(Stored items from a collection)
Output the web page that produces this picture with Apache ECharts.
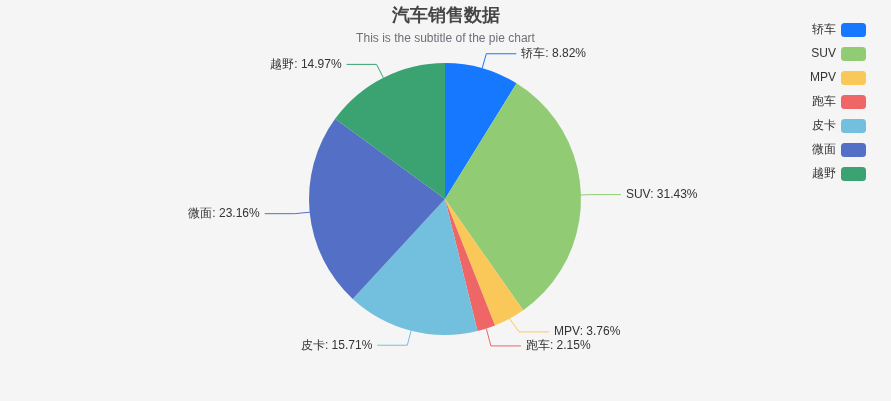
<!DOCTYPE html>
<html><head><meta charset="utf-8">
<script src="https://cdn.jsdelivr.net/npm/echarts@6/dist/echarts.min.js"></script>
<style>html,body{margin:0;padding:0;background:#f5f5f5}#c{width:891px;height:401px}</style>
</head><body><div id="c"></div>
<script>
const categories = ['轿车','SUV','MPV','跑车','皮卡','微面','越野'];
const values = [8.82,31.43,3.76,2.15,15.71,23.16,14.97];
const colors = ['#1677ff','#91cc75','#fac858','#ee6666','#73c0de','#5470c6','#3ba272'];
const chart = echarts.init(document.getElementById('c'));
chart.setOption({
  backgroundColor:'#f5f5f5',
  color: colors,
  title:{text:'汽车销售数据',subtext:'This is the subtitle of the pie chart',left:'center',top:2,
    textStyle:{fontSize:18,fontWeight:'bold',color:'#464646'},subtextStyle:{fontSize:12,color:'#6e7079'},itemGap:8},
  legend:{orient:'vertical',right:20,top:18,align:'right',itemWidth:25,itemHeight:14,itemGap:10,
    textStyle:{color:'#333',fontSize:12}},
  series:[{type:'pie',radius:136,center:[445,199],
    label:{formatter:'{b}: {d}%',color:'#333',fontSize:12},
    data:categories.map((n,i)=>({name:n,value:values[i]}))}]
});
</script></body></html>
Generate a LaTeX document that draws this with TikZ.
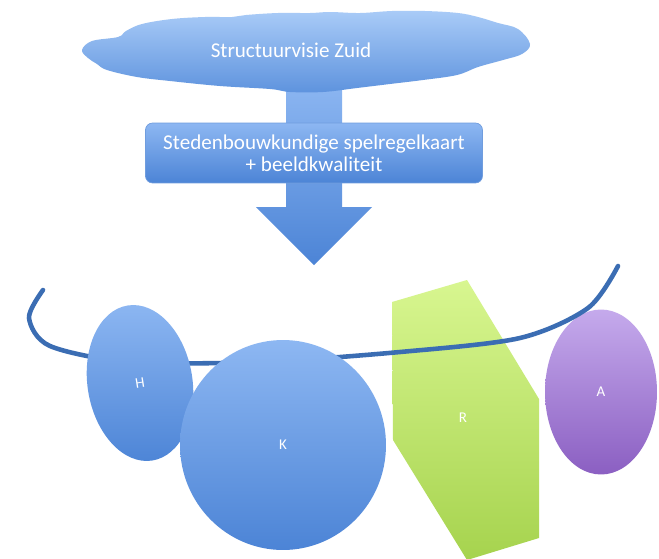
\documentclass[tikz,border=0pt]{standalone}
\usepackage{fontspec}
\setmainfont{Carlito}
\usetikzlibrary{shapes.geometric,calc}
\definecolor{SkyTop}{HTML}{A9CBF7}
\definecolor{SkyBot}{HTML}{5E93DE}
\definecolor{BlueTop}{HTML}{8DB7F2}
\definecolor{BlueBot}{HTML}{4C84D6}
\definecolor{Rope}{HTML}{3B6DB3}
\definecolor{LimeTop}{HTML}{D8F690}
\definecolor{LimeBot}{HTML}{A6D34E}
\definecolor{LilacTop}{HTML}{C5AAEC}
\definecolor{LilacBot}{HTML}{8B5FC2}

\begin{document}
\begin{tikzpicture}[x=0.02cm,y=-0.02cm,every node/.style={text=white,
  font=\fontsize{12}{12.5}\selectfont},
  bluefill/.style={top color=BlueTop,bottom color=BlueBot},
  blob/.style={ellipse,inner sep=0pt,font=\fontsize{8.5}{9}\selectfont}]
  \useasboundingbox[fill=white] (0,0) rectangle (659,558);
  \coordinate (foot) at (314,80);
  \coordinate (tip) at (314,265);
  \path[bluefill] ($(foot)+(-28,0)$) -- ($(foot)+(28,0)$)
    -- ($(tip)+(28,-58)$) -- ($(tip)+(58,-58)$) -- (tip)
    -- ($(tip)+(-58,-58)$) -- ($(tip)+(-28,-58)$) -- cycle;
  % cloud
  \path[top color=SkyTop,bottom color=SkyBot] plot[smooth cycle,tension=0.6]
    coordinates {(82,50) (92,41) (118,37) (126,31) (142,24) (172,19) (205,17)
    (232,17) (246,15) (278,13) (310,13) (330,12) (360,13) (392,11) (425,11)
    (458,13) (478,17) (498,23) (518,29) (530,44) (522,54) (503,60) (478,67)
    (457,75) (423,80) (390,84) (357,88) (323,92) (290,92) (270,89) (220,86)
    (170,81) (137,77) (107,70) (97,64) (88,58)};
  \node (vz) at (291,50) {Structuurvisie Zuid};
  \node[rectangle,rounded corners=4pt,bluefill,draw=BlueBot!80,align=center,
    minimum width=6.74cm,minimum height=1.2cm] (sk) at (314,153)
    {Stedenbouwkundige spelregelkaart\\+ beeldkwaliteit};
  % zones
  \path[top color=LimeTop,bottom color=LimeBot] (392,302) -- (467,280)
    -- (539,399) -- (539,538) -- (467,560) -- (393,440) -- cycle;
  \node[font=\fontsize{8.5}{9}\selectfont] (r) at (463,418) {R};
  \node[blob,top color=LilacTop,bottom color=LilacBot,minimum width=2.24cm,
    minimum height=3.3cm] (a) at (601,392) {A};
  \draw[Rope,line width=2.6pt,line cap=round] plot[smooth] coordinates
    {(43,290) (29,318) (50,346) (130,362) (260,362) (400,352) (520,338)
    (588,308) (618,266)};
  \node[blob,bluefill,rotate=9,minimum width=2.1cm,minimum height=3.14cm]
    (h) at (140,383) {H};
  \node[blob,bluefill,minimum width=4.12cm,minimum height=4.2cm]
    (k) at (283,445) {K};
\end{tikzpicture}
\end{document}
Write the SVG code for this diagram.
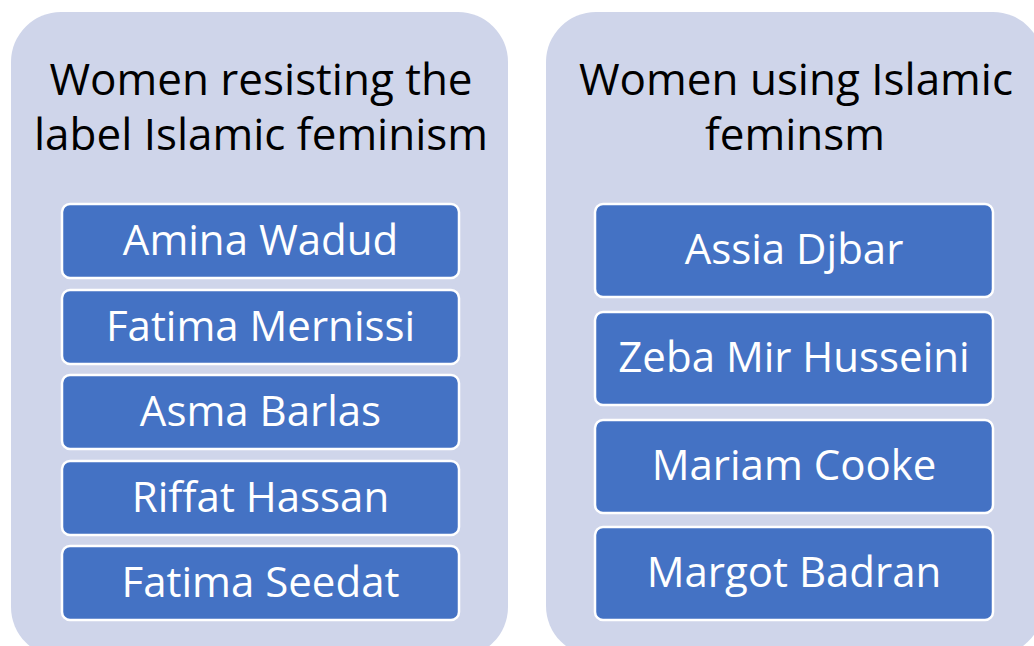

YOUR INSTRUCTIONS
Exclude the pictures. Write out the remaining data exactly.

SOLUTION
Output the web page that produces this picture with Apache ECharts.
<!DOCTYPE html>
<html><head><meta charset="utf-8">
<script src="https://cdn.jsdelivr.net/npm/echarts@6/dist/echarts.min.js"></script>
<style>html,body{margin:0;padding:0;background:#f5f5f5}#c{width:891px;height:401px}</style>
</head><body><div id="c"></div>
<script>
const categories = ['轿车','SUV','MPV','跑车','皮卡','微面','越野'];
const values = [8.82,31.43,3.76,2.15,15.71,23.16,14.97];
const colors = ['#1677ff','#91cc75','#fac858','#ee6666','#73c0de','#5470c6','#3ba272'];
const chart = echarts.init(document.getElementById('c'));
chart.setOption({
  backgroundColor:'#f5f5f5',
  color: colors,
  title:{text:'汽车销售数据',subtext:'This is the subtitle of the pie chart',left:'center',top:2,
    textStyle:{fontSize:18,fontWeight:'bold',color:'#464646'},subtextStyle:{fontSize:12,color:'#6e7079'},itemGap:8},
  legend:{orient:'vertical',right:20,top:18,align:'right',itemWidth:25,itemHeight:14,itemGap:10,
    textStyle:{color:'#333',fontSize:12}},
  series:[{type:'pie',radius:136,center:[445,199],
    label:{formatter:'{b}: {d}%',color:'#333',fontSize:12},
    data:categories.map((n,i)=>({name:n,value:values[i]}))}]
});
</script></body></html>
Generate a LaTeX document that draws this with TikZ.
\documentclass[tikz,border=0pt]{standalone}
\usepackage{fontspec}
\setmainfont{Carlito}
\usetikzlibrary{shapes.geometric,calc}
\definecolor{SkyTop}{HTML}{A9CBF7}
\definecolor{SkyBot}{HTML}{5E93DE}
\definecolor{BlueTop}{HTML}{8DB7F2}
\definecolor{BlueBot}{HTML}{4C84D6}
\definecolor{Rope}{HTML}{3B6DB3}
\definecolor{LimeTop}{HTML}{D8F690}
\definecolor{LimeBot}{HTML}{A6D34E}
\definecolor{LilacTop}{HTML}{C5AAEC}
\definecolor{LilacBot}{HTML}{8B5FC2}

\begin{document}
\begin{tikzpicture}[x=0.02cm,y=-0.02cm,every node/.style={text=white,
  font=\fontsize{12}{12.5}\selectfont},
  bluefill/.style={top color=BlueTop,bottom color=BlueBot},
  blob/.style={ellipse,inner sep=0pt,font=\fontsize{8.5}{9}\selectfont}]
  \useasboundingbox[fill=white] (0,0) rectangle (659,558);
  \coordinate (foot) at (314,80);
  \coordinate (tip) at (314,265);
  \path[bluefill] ($(foot)+(-28,0)$) -- ($(foot)+(28,0)$)
    -- ($(tip)+(28,-58)$) -- ($(tip)+(58,-58)$) -- (tip)
    -- ($(tip)+(-58,-58)$) -- ($(tip)+(-28,-58)$) -- cycle;
  % cloud
  \path[top color=SkyTop,bottom color=SkyBot] plot[smooth cycle,tension=0.6]
    coordinates {(82,50) (92,41) (118,37) (126,31) (142,24) (172,19) (205,17)
    (232,17) (246,15) (278,13) (310,13) (330,12) (360,13) (392,11) (425,11)
    (458,13) (478,17) (498,23) (518,29) (530,44) (522,54) (503,60) (478,67)
    (457,75) (423,80) (390,84) (357,88) (323,92) (290,92) (270,89) (220,86)
    (170,81) (137,77) (107,70) (97,64) (88,58)};
  \node (vz) at (291,50) {Structuurvisie Zuid};
  \node[rectangle,rounded corners=4pt,bluefill,draw=BlueBot!80,align=center,
    minimum width=6.74cm,minimum height=1.2cm] (sk) at (314,153)
    {Stedenbouwkundige spelregelkaart\\+ beeldkwaliteit};
  % zones
  \path[top color=LimeTop,bottom color=LimeBot] (392,302) -- (467,280)
    -- (539,399) -- (539,538) -- (467,560) -- (393,440) -- cycle;
  \node[font=\fontsize{8.5}{9}\selectfont] (r) at (463,418) {R};
  \node[blob,top color=LilacTop,bottom color=LilacBot,minimum width=2.24cm,
    minimum height=3.3cm] (a) at (601,392) {A};
  \draw[Rope,line width=2.6pt,line cap=round] plot[smooth] coordinates
    {(43,290) (29,318) (50,346) (130,362) (260,362) (400,352) (520,338)
    (588,308) (618,266)};
  \node[blob,bluefill,rotate=9,minimum width=2.1cm,minimum height=3.14cm]
    (h) at (140,383) {H};
  \node[blob,bluefill,minimum width=4.12cm,minimum height=4.2cm]
    (k) at (283,445) {K};
\end{tikzpicture}
\end{document}
Write the SVG code for this diagram.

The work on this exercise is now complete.